O sırada yanıma Câfer bin Muhammed el-Huldî geldi. Huldî'ye, bu zâtın kim
olduğunu sordum. O da, Resûl aleyhisselâm olduğunu bildirdi. Bunun üzerine
Peygamber efendimiz, Câfer-i Huldî'ye beni işâret ederek buyurdu ki: "Ümmetime,
Ebû Bekr Ahmed bin Selmân'ın nasîhatlarını dinlemelerini söylesin. Onunla
beraber halîfeye gitsinler ve müslümanlara desinler ki: "Yakında aramızda büyük
fitnelere sebeb olacak hâdiseler ortaya çıkacaktır. Zinâ etmek, livata yapmak,
şarap içmek, söz verip sözünden dönmek, fâiz alıp vermek ve Eshâbıma dil uzatmak
günahlarını terk edip, bunlardan vazgeçmezseniz veya tövbe etmezseniz, büyük
sıkıntılara düşüp azaplarla karşılaşacaksınız." Yatağımdan fırlayarak uyandım.

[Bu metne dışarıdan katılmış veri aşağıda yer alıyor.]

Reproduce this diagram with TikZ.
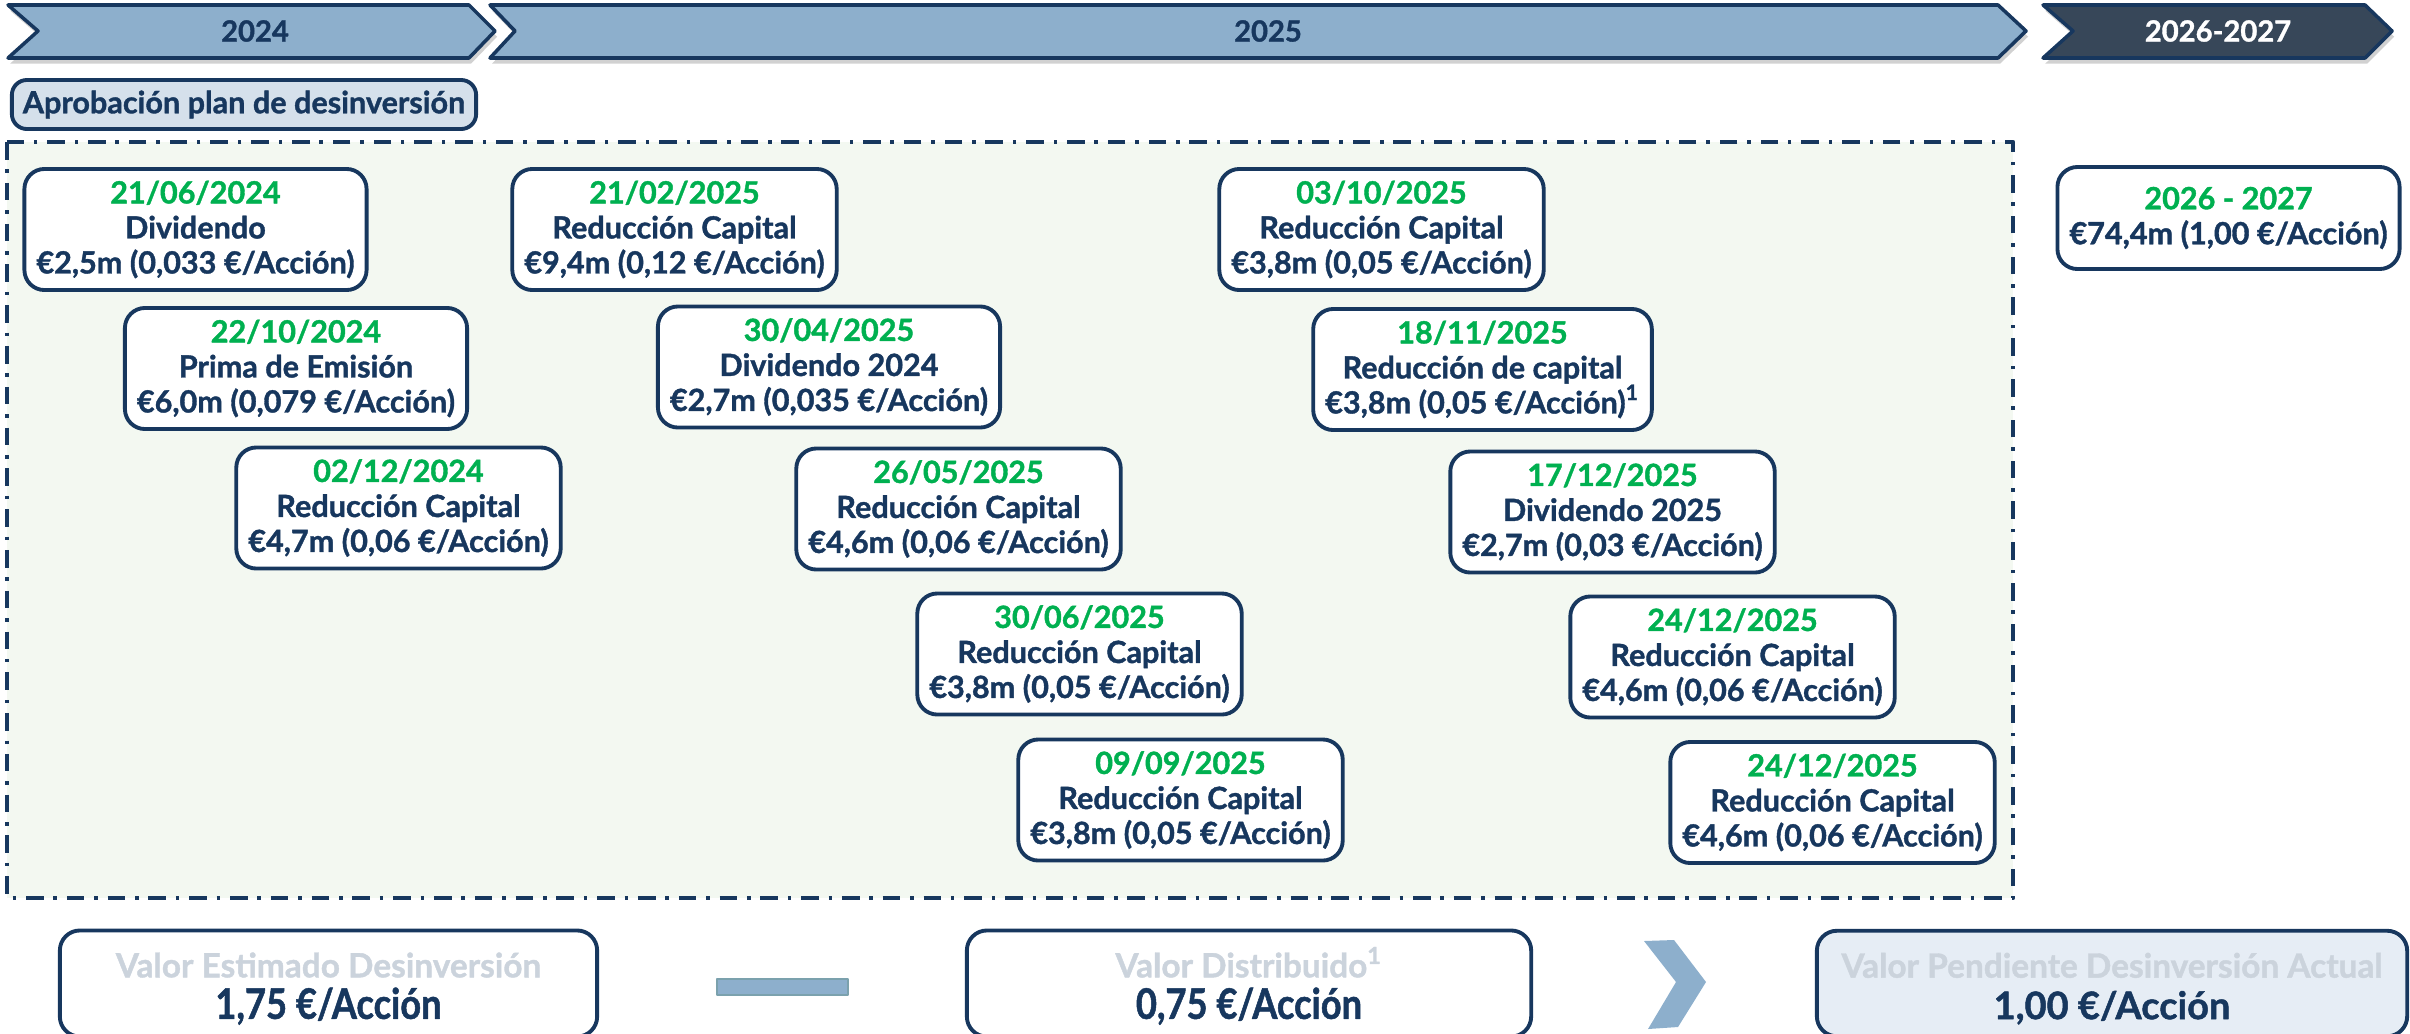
\documentclass[tikz,border=0pt]{standalone}
\usepackage{fontspec}
\setmainfont{Lato}[BoldFeatures={FakeBold=1.2}]
\newfontfamily\condensada{Lato}[FakeStretch=0.86,BoldFeatures={FakeBold=1.2}]
\usepackage{tikz}

\definecolor{navy}{HTML}{17375E}
\definecolor{chevfill}{HTML}{8DAFCC}
\definecolor{chevdark}{HTML}{374759}
\definecolor{fecha}{HTML}{00B050}
\definecolor{panel}{HTML}{F3F8F1}
\definecolor{grislbl}{HTML}{CBD3DC}
\definecolor{azulclaro}{HTML}{D5E0EB}
\definecolor{azulpend}{HTML}{E6EDF5}
\definecolor{barborde}{HTML}{7BA1AD}

\newcommand{\fch}[1]{\textcolor{fecha}{#1}}
\newcommand{\etq}[1]{{\color{grislbl}\normalfont\bfseries\fontsize{9.5}{10}\selectfont\rule{0pt}{10pt}#1}}

\begin{document}
\begin{tikzpicture}[x=0.01cm,y=-0.01cm,line join=round,
        chev/.style={fill=chevfill,draw=navy,line width=1pt,
            preaction={fill=black!18,transform canvas={xshift=0.6pt,yshift=-1.6pt}}},
        yearlbl/.style={text=navy,font=\fontsize{8.3}{10}\selectfont\bfseries},
        ev/.style={draw=navy,line width=1.1pt,fill=white,rounded corners=0.2cm,align=center,
            text=navy,font=\fontsize{8.7}{9.96}\selectfont\bfseries,inner xsep=0.12cm,
            minimum height=1.21cm},
        total/.style={draw=navy,line width=1.1pt,rounded corners=0.2cm,align=center,text=navy,
            font=\condensada\fontsize{12}{11.8}\selectfont\bfseries,minimum height=0.93cm}]
        \useasboundingbox (0,0) rectangle (2410,1033);

        % linea de tiempo
        \draw [chev] (8,5) -- (469,5) -- (495,31) -- (469,58) -- (8,58) -- (38,31) -- cycle;
        \draw [chev] (490,5) -- (1998,5) -- (2026,31) -- (1998,58) -- (490,58) -- (515,31) -- cycle;
        \draw [chev,fill=chevdark] (2043,5) -- (2365,5) -- (2392,31) -- (2365,58) -- (2043,58) -- (2073,31) -- cycle;
        \node [yearlbl] (y24) at (255,31) {2024};
        \node [yearlbl] (y25) at (1268,31) {2025};
        \node [yearlbl,text=white] (y26) at (2218,31) {2026-2027};

        \node [draw=navy,line width=1.1pt,fill=azulclaro,rounded corners=0.15cm,text=navy,
            font=\fontsize{8.7}{10}\selectfont\bfseries,minimum width=4.64cm,minimum height=0.49cm,
            inner sep=0pt] (aprob) at (244,104.5) {Aprobación plan de desinversión};

        \fill [panel] (7,142) rectangle (2013,898);
        \draw [navy,line width=1.3pt,dash pattern=on 5pt off 2.8pt on 1pt off 2.8pt]
            (7,142) rectangle (2013,898);

        % 2024
        \node [ev] (e1) at (195.5,229.5) {\fch{21/06/2024}\\Dividendo\\€2,5m (0,033 €/Acción)};
        \node [ev] (e2) at (296,368.5) {\fch{22/10/2024}\\Prima de Emisión\\€6,0m (0,079 €/Acción)};
        \node [ev] (e3) at (398.5,508) {\fch{02/12/2024}\\Reducción Capital\\€4,7m (0,06 €/Acción)};
        % 2025
        \node [ev] (e4) at (674.5,229.5) {\fch{21/02/2025}\\Reducción Capital\\€9,4m (0,12 €/Acción)};
        \node [ev] (e5) at (829,367) {\fch{30/04/2025}\\Dividendo 2024\\€2,7m (0,035 €/Acción)};
        \node [ev] (e6) at (958.5,509) {\fch{26/05/2025}\\Reducción Capital\\€4,6m (0,06 €/Acción)};
        \node [ev] (e7) at (1079.5,654) {\fch{30/06/2025}\\Reducción Capital\\€3,8m (0,05 €/Acción)};
        \node [ev] (e8) at (1180.5,800) {\fch{09/09/2025}\\Reducción Capital\\€3,8m (0,05 €/Acción)};
        \node [ev] (e9) at (1381.5,229.5) {\fch{03/10/2025}\\Reducción Capital\\€3,8m (0,05 €/Acción)};
        \node [ev] (e10) at (1482.5,369.5) {\fch{18/11/2025}\\Reducción de capital\\€3,8m (0,05 €/Acción)\textsuperscript{1}};
        \node [ev] (e11) at (1612.5,512) {\fch{17/12/2025}\\Dividendo 2025\\€2,7m (0,03 €/Acción)};
        \node [ev] (e12) at (1732.5,657) {\fch{24/12/2025}\\Reducción Capital\\€4,6m (0,06 €/Acción)};
        \node [ev] (e13) at (1832.5,802.5) {\fch{24/12/2025}\\Reducción Capital\\€4,6m (0,06 €/Acción)};
        % 2026-2027
        \node [ev,minimum height=1.02cm] (e14) at (2228.5,218) {\fch{2026 - 2027}\\€74,4m (1,00 €/Acción)};

        % resumen
        \node [total,minimum width=5.37cm] (vest) at (328.5,983.5)
            {\etq{Valor Estimado Desinversión}\\1,75 €/Acción};
        \fill [chevfill,draw=barborde,line width=0.8pt] (717,979) rectangle (848,995);
        \node [total,minimum width=5.64cm] (vdis) at (1249,983.5)
            {\etq{Valor Distribuido\textsuperscript{1}}\\0,75 €/Acción};
        \fill [chevfill] (1644,941) -- (1674,940) -- (1706,982) -- (1678,1027) -- (1648,1029) -- (1676,982) -- cycle;
        \node [total,fill=azulpend,minimum width=5.9cm,font=\fontsize{10.8}{11.8}\selectfont\bfseries] (vpen) at (2112,983.5)
            {\etq{Valor Pendiente Desinversión Actual}\\1,00 €/Acción};
\end{tikzpicture}
\end{document}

Sabah olmuştu. Abdest alıp mescide gittim. Sabah namazını kıldıktan sonra,
cemâata rüyâmı anlattım ve onlara; "Ey müslümanlar! Bu, Allahü teâlânın bana bir
emânetidir ve sizlere duyurmam benim için elbette lâzımdır. Bu emâneti boynumdan
çıkarıp, sizin boyunlarınıza havâle ediyorum. Sizler, istenilenlere uyup, men
edilenlerden sakınmalısınız. Sizlere duyurmam istenilen şeyleri, tebliğ ederek
vazîfemi yerine getirdim. Allah rızâsı için bunlara uyunuz!" dedim.
KERÂMET VE MENKÎBELERİ
BÖYLECE SIKINTIDAN KURTULDUM
Ahmed bin
Selmân, başından geçen bir hâdiseyi şöyle anlatıyor:
"Bir
zamanlar çok daralmıştım. İbrâhim el-Harbî'nin yanına gittim ve içinde
bulunduğum durumu bildirdim. Bana şöyle anlattı: Bir zamanlar ben de çok sıkışık
bir durumda kalmıştım. Yanımda bir kırattan (0,24 gr.) başka bir şeyim yoktu.

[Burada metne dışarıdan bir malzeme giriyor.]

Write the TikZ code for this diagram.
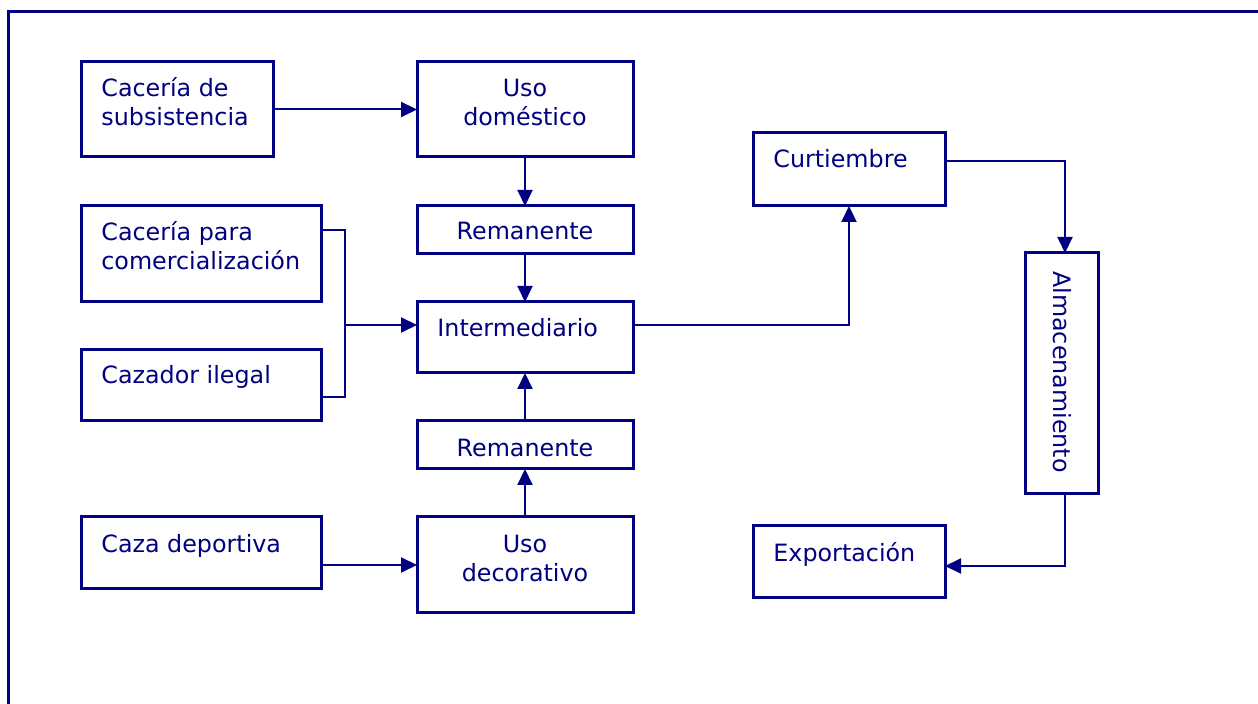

Hanım bana: "Kitaplarını kontrol et. Kendisine ihtiyaç duymadıklarını ayırıp
sat!" dedi. Ben de, günün son namazı olan yatsıyı kıldığım ve dehlize oturup
yazmaya başladığım zaman, yolun üzerindeki kapı çalınmaya başladı. Bu da kim?
diyerek kapıya vardım. Bana seslendi. Kapıyı açtım. Bana: "Lambayı söndür!"

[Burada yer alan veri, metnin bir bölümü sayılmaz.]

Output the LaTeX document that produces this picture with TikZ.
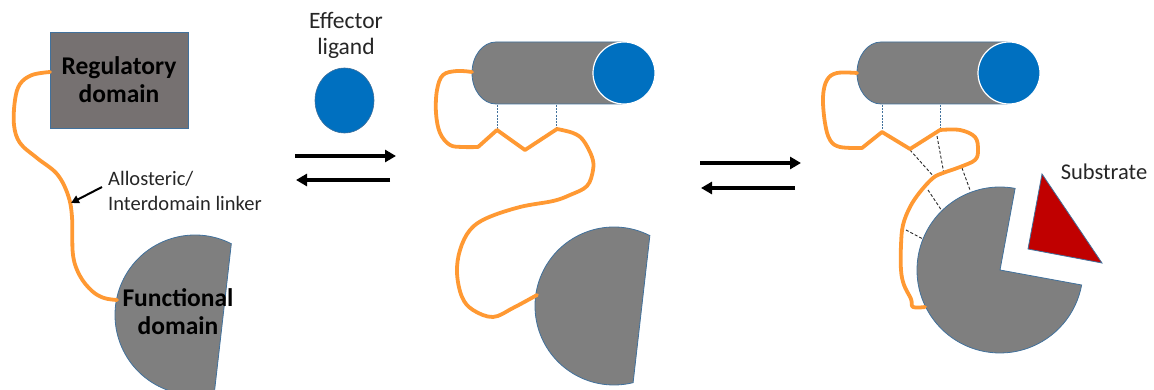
\documentclass[tikz,border=0pt]{standalone}
\usepackage{fontspec}
\setmainfont{Carlito}
\usetikzlibrary{arrows.meta,calc,shapes.geometric}
\definecolor{linkorange}{HTML}{FF9933}
\definecolor{shapeedge}{HTML}{41719C}
\definecolor{domgray}{HTML}{7F7F7F}
\definecolor{reggray}{HTML}{767171}
\definecolor{ligblue}{HTML}{0070C0}
\definecolor{subred}{HTML}{C00000}
\definecolor{labeltext}{HTML}{262626}

\begin{document}
\begin{tikzpicture}[x=1pt,y=-1pt,
  linker/.style={draw=linkorange, line width=3.8pt, line join=round, line cap=round},
  domshape/.style={fill=domgray, draw=shapeedge, line width=0.8pt},
  bond/.style={draw=shapeedge, line width=0.7pt, dash pattern=on 2pt off 1.2pt},
  contact/.style={draw=black!85, line width=0.9pt, dash pattern=on 3pt off 2pt},
  eqarrow/.style={draw=black, line width=3.3pt, -{Triangle[length=11pt,width=12pt]}},
  pointer/.style={draw=black, line width=2pt, -{Triangle[length=8pt,width=8pt]}},
  boldlabel/.style={font=\fontsize{25.5}{28}\selectfont\bfseries, align=center, text=black, inner sep=0pt},
  plainlabel/.style={text=labeltext, inner sep=0pt},
  helixcan/.pic={
    % grey helix body with rounded left end
    \path[domshape] (24,-31) -- (148,-31)
      arc[start angle=90, end angle=-90, x radius=30pt, y radius=31pt]
      -- (24,31)
      arc[start angle=270, end angle=90, x radius=24pt, y radius=31pt] -- cycle;
    % bound effector ligand at the end face
    \path[fill=ligblue, draw=white, line width=1.2pt] (152,0) circle[radius=31pt];
  }
]
\useasboundingbox (0,0) rectangle (1154,390);

% ---------------- free, inactive state ----------------
\node[draw=shapeedge, fill=reggray, line width=0.8pt, minimum width=138pt,
      minimum height=96pt, boldlabel] (reg) at (119,80) {Regulatory\\domain};

\coordinate (funcC) at (195,315);
\path[domshape] ($(funcC)+(63:80pt)$) arc[start angle=63, end angle=284, radius=80pt] -- cycle;
\node[boldlabel] (func) at (178,312) {Functional\\domain};

\coordinate (regL) at (50,72);
\coordinate (funcL) at (117,300);
\draw[linker] plot[smooth, tension=0.6] coordinates {(regL) (32,75) (20,84) (15,100) (14,125)
  (20,143) (37,158) (57,174) (68,195) (72,217) (73,255) (80,276) (92,291) (104,298) (funcL)};

\node[plainlabel, font=\fontsize{20.5}{25}\selectfont, align=left, anchor=west] (allo)
  at (108,191) {Allosteric/\\Interdomain linker};
\coordinate (alloTail) at (102,187);
\coordinate (linkPt) at (71,203);
\draw[pointer] (alloTail) -- (linkPt);

% ---------------- effector ligand ----------------
\node[plainlabel, font=\fontsize{23.5}{26}\selectfont, align=center] (eff) at (346,35) {Effector\\ligand};
\node[ellipse, draw=shapeedge, fill=ligblue, line width=0.6pt, minimum width=59pt,
      minimum height=65pt, inner sep=0pt] (lig) at (344.5,100.5) {};

\coordinate (e1s) at (295,156);
\coordinate (e1e) at (396,156);
\coordinate (e2s) at (390,180);
\coordinate (e2e) at (296,180);
\draw[eqarrow] (e1s) -- (e1e);
\draw[eqarrow] (e2s) -- (e2e);

% ---------------- ligand-bound state ----------------
\pic at (472,73) {helixcan};
\coordinate (midC) at (614,306);
\path[domshape] ($(midC)+(63:79pt)$) arc[start angle=63, end angle=284, radius=79pt] -- cycle;

\draw[bond] (497,105) -- (497,130);
\draw[bond] (556,105) -- (556,129);

\coordinate (cylMl) at (472,72);
\coordinate (midL) at (537,295);
\draw[linker] plot[smooth, tension=0.6] coordinates {(cylMl) (457,71) (443,75) (437,90) (436,113)
  (440,133) (450,145) (463,147) (478,147)}
  -- (497,130) -- (525,150) -- (557,129)
  -- plot[smooth, tension=0.6] coordinates {(557,129) (573,133) (583,140) (592,157) (593,170)
  (587,186) (570,195) (553,201) (520,207) (487,218) (470,230) (460,250) (457,273) (462,297)
  (473,310) (493,317) (513,308) (midL)};

\coordinate (f1s) at (700,163);
\coordinate (f1e) at (801,163);
\coordinate (f2s) at (795,188);
\coordinate (f2e) at (701,188);
\draw[eqarrow] (f1s) -- (f1e);
\draw[eqarrow] (f2s) -- (f2e);

% ---------------- active state with substrate ----------------
\pic at (857,73) {helixcan};
\coordinate (pieC) at (1000,270);
\path[domshape] (pieC) -- ($(pieC)+(79.5:83pt)$)
  arc[start angle=79.5, end angle=349.6, radius=83pt] -- cycle;

\path[fill=subred, draw=shapeedge, line width=0.8pt] (1042,174) -- (1028,249) -- (1102,263) -- cycle;
\node[plainlabel, font=\fontsize{22.5}{26}\selectfont] (sub) at (1104,172) {Substrate};

\draw[bond] (882,105) -- (882,132);
\draw[bond] (940,105) -- (940,130);

\draw[contact] (910,150) -- (935,178);
\draw[contact] (937,136) -- (944,174);
\draw[contact] (962,168) -- (970,190);
\draw[contact] (928,190) -- (942,211);
\draw[contact] (906,230) -- (923,239);

\coordinate (cylRl) at (857,73);
\coordinate (pieL) at (925,307);
\draw[linker] plot[smooth, tension=0.6] coordinates {(cylRl) (837,73) (827,80) (823,97) (825,123)
  (830,140) (840,147) (862,148)}
  -- (882,132) -- (910,149) -- (940,130)
  -- plot[smooth, tension=0.6] coordinates {(940,130) (960,130) (975,137) (978,150) (975,160)
  (960,167) (943,173) (933,178) (920,192) (910,207) (903,225) (901,245) (901,270) (904,285)
  (911,299) (913,307) (pieL)};

\end{tikzpicture}
\end{document}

dedi. Ben de dediğini yaptım. Dehlize yanıma girdi. Oraya sırtındaki bir çuval
yükü bıraktı ve bana; "Bil ki, biz çocuklar için yemek temin ederek durumlarını
düzelttik. Senin ve çocukların için lâzım olan şeyi hazır ettik. Bu son şey
odur." dedi ve ilk yük denginin yanına ikinci bir şey daha yere koydu. Bana;
"Onu ihtiyâcına harca!" dedi. Halbuki ben, bu adamı tanımıyordum. Sonra yanımdan
ayrıldı. Hemen hanımı çağırdım ve ona: "Lâmbayı getirip yak!" dedim. O da hemen
geldi. Bir de baktık ki, içinde ortalama elli çeşit yiyecek bulunan çok kıymetli
bir mendile sarılmış bir bohça!Onun yanına konulan da, içinde bin dinâr bulunan
bir para kesesiydi." O bana bu hâdiseyi anlattıktan sonra, ben yanından kalkıp
gittim. Ahmed bin Hanbel'in kabrini ziyâret ettim. Sonra dönüp gelirken baktım
ki, bir hendeğin yanında yürüyorum. Komşularımızdan yaşlı bir kadın, bana
yaklaştı ve: "Ey Ahmed!" diye seslendi. Hemen cevap verdim. Bana: "Sana ne
oluyor ki, kederleniyorsun?" diye sordu. Ben de durumumu ona haber verdim. Bunun
üzerine bana: "Senin annen bana ölmeden önce 300 dirhem para bırakmıştı ve bana
da: Bunu yanında sakla! Sen benim oğlumu sıkışık ve üzüntülü hâlde gördüğün
zaman, ona verirsin" demişti. Şimdi benimle gel, onları sana vereyim." dedi.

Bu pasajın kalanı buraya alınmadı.